Termination. As provided by the Indenture, the Trust will terminate on
the Mandatory Termination Date. The Trust may be terminated earlier:

-  Upon the consent of 100% of the Unit holders;

-  If the value of the Securities owned by the Trust as shown by any
evaluation is less than the lower of $2,000,000 or 20% of the total
value of Securities deposited in the Trust during the initial offering
period ("Discretionary Liquidation Amount"); or

-  In the event that Units of the Trust not yet sold aggregating more
than 60% of the Units of such Trust are tendered for redemption by
underwriters, including the Sponsor.

Prior to termination the Trustee will send written notice to all Unit
holders which will specify how you should tender your certificates, if
any, to the Trustee. If the Trust is terminated due to this last reason,
we will refund your entire sales charge; however, termination of the
Trust before the Mandatory Termination Date for any other stated reason
will result in all remaining unpaid deferred sales charges on your Units
being deducted from your termination proceeds. For various reasons, the
Trust may be reduced below the Discretionary Liquidation Amount and
could therefore be terminated before the Mandatory Termination Date.

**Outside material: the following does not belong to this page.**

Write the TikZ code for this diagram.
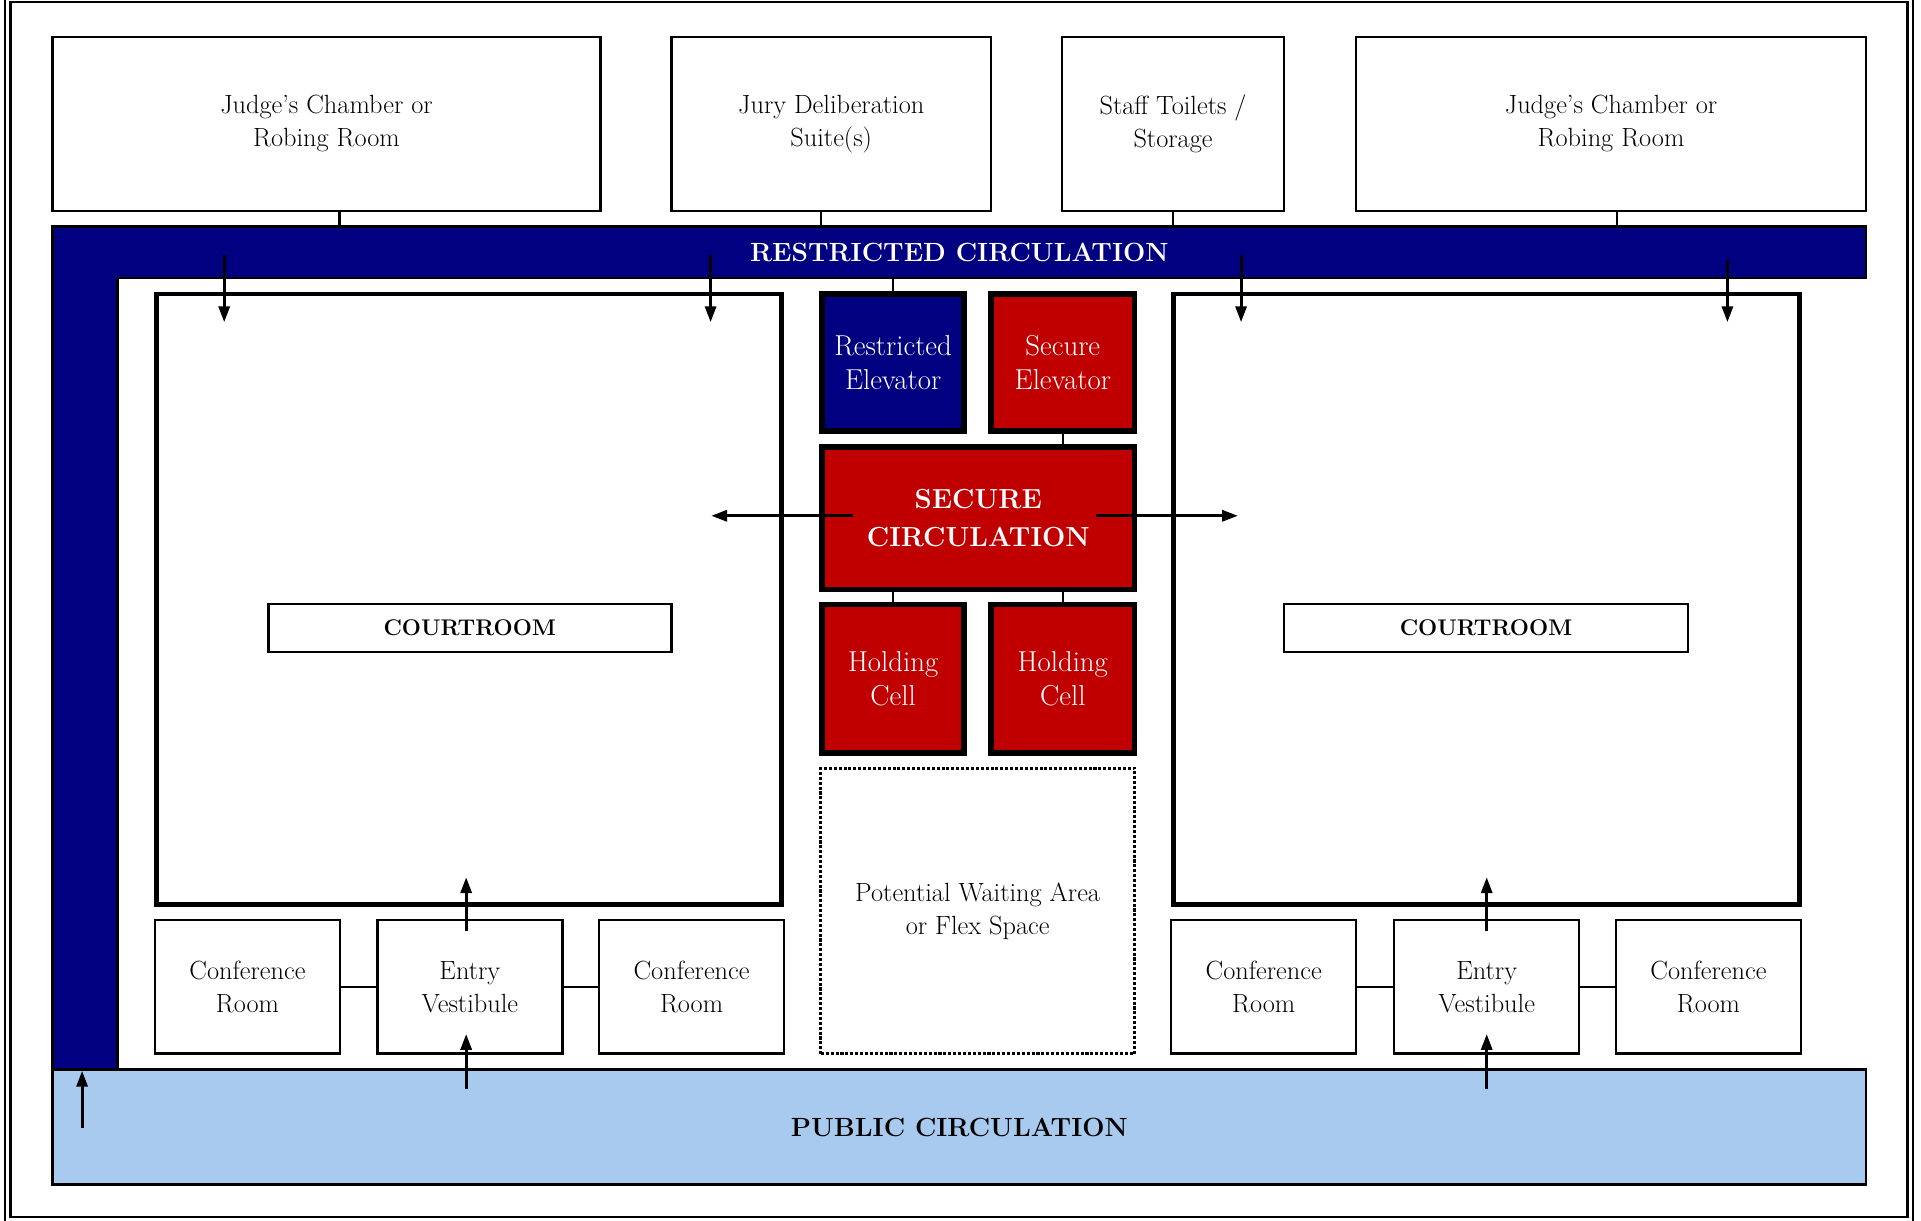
\documentclass[tikz,border=0pt]{standalone}
\usepackage{tikz}
\usetikzlibrary{arrows.meta, calc}

\definecolor{navyblue}{RGB}{0,0,128}
\definecolor{cellred}{RGB}{192,0,0}
\definecolor{publicblue}{RGB}{169,202,239}

\begin{document}
\begin{tikzpicture}[x=1pt,y=1pt,yscale=-1,
  room/.style={draw, line width=2pt, fill=white, align=center, inner sep=0pt, font=\fontsize{21.5}{27}\selectfont},
  cell/.style={draw, line width=4.5pt, align=center, inner sep=0pt, text=white, font=\fontsize{23.5}{28}\selectfont},
  court/.style={draw, line width=4pt, fill=white, inner sep=0pt},
  bar/.style={inner sep=0pt, align=center, font=\fontsize{21.5}{24}\selectfont\bfseries},
  link/.style={line width=2pt},
  flow/.style={line width=2.5pt, -{Triangle[length=13pt,width=9pt]}}]
\useasboundingbox (0,0) rectangle (1568,996);

% frame
\draw [line width=1.8pt] (4,-5) rectangle (1561.5,1001);
\draw [line width=1.8pt] (8.6,1.6) rectangle (1557,993.5);

% restricted circulation
\draw [fill=navyblue, line width=2pt] (43,185) -- (1523,185) -- (1523,227) -- (96,227) -- (96,873) -- (43,873) -- cycle;
\node [bar, text=white, minimum width=1480pt, minimum height=42pt] (restr) at (783,206) {RESTRICTED CIRCULATION};

% public circulation
\node [bar, draw, line width=2pt, fill=publicblue, minimum width=1480pt, minimum height=94pt] (public) at (783,920) {PUBLIC CIRCULATION};

% top row
\node [room, minimum width=447pt, minimum height=142pt] (judgeA) at (266.5,101) {Judge's Chamber or\\Robing Room};
\node [room, minimum width=261pt, minimum height=142pt] (jury) at (678.5,101) {Jury Deliberation\\Suite(s)};
\node [room, minimum width=181pt, minimum height=142pt] (staff) at (957.5,101) {Staff Toilets /\\Storage};
\node [room, minimum width=416pt, minimum height=142pt] (judgeB) at (1315,101) {Judge's Chamber or\\Robing Room};

\coordinate (jA) at ($(judgeA.south)+(10.5,0)$);
\coordinate (jJ) at ($(jury.south)+(-8.5,0)$);
\coordinate (jB) at ($(judgeB.south)+(5,0)$);
\draw [link] (jA) -- (jA |- restr.north);
\draw [link] (jJ) -- (jJ |- restr.north);
\draw [link] (staff.south) -- (staff.south |- restr.north);
\draw [link] (jB) -- (jB |- restr.north);

% courtrooms
\node [court, minimum width=510pt, minimum height=498pt] (courtL) at (383,489) {};
\node [court, minimum width=511pt, minimum height=498pt] (courtR) at (1213.5,489) {};
\node [room, font=\fontsize{18.5}{24}\selectfont\bfseries, minimum width=329pt, minimum height=39pt] (tagL) at (383.5,512.5) {COURTROOM};
\node [room, font=\fontsize{18.5}{24}\selectfont\bfseries, minimum width=330pt, minimum height=39pt] (tagR) at (1213,512.5) {COURTROOM};

% secure core
\node [cell, fill=navyblue, minimum width=116pt, minimum height=112pt] (relev) at (729,296) {Restricted\\Elevator};
\node [cell, fill=cellred, minimum width=117pt, minimum height=112pt] (selev) at (867.5,296) {Secure\\Elevator};
\node [cell, fill=cellred, font=\fontsize{22.5}{31}\selectfont\bfseries, minimum width=255pt, minimum height=116pt] (secure) at (798.5,423) {SECURE\\CIRCULATION};
\node [cell, fill=cellred, minimum width=116pt, minimum height=121pt] (holdA) at (729,554) {Holding\\Cell};
\node [cell, fill=cellred, minimum width=117pt, minimum height=121pt] (holdB) at (867.5,554) {Holding\\Cell};
\node [room, dash pattern=on 2.5pt off 1.5pt, line width=2.5pt, minimum width=256pt, minimum height=233pt] (waiting) at (798,743.5) {Potential Waiting Area\\or Flex Space};

\draw [link] (relev.north) -- (relev.north |- restr.south);
\draw [link] (selev.south) -- (selev.south |- secure.north);
\draw [link] (holdA.north) -- (holdA.north |- secure.south);
\draw [link] (holdB.north) -- (holdB.north |- secure.south);

% conference rows
\node [room, minimum width=151pt, minimum height=109pt] (confA) at (202,805.5) {Conference\\Room};
\node [room, minimum width=151pt, minimum height=109pt] (entryA) at (383.5,805.5) {Entry\\Vestibule};
\node [room, minimum width=151pt, minimum height=109pt] (confB) at (564.5,805.5) {Conference\\Room};
\node [room, minimum width=151pt, minimum height=109pt] (confC) at (1031.5,805.5) {Conference\\Room};
\node [room, minimum width=151pt, minimum height=109pt] (entryB) at (1213.5,805.5) {Entry\\Vestibule};
\node [room, minimum width=151pt, minimum height=109pt] (confD) at (1394.5,805.5) {Conference\\Room};

\draw [link] (confA.east) -- (entryA.west);
\draw [link] (entryA.east) -- (confB.west);
\draw [link] (confC.east) -- (entryB.west);
\draw [link] (entryB.east) -- (confD.west);

% flows
\draw [flow] ($(courtL.north)+(-200,-30)$) -- ($(courtL.north)+(-200,25)$);
\draw [flow] ($(courtL.north)+(197,-30)$) -- ($(courtL.north)+(197,25)$);
\draw [flow] ($(courtR.north)+(-200.5,-30)$) -- ($(courtR.north)+(-200.5,25)$);
\draw [flow] ($(courtR.north)+(196.5,-26)$) -- ($(courtR.north)+(196.5,25)$);

\draw [flow] ($(secure.center)+(-102,-2)$) -- ($(secure.center)+(-218,-2)$);
\draw [flow] ($(secure.center)+(96,-2)$) -- ($(secure.center)+(212,-2)$);

\draw [flow] ($(entryA.north)+(-3,10)$) -- ($(entryA.north)+(-3,-34)$);
\draw [flow] ($(entryA.south)+(-3,28)$) -- ($(entryA.south)+(-3,-17)$);
\draw [flow] ($(entryB.north)+(0,10)$) -- ($(entryB.north)+(0,-34)$);
\draw [flow] ($(entryB.south)+(0,28)$) -- ($(entryB.south)+(0,-17)$);

\draw [flow] ($(public.west)+(25,1)$) -- ($(public.north west)+(25,2)$);

\end{tikzpicture}
\end{document}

Unless terminated earlier, the Trustee will begin to sell Securities in
connection with the termination of the Trust during the period beginning
nine business days prior to, and no later than, the Mandatory
Termination Date. We will determine the manner and timing of the sale of
Securities. Because the Trustee must sell the Securities within a
relatively short period of time, the sale of Securities as part of the

Page 23

termination process may result in a lower sales price than might
otherwise be realized if such sale were not required at this time.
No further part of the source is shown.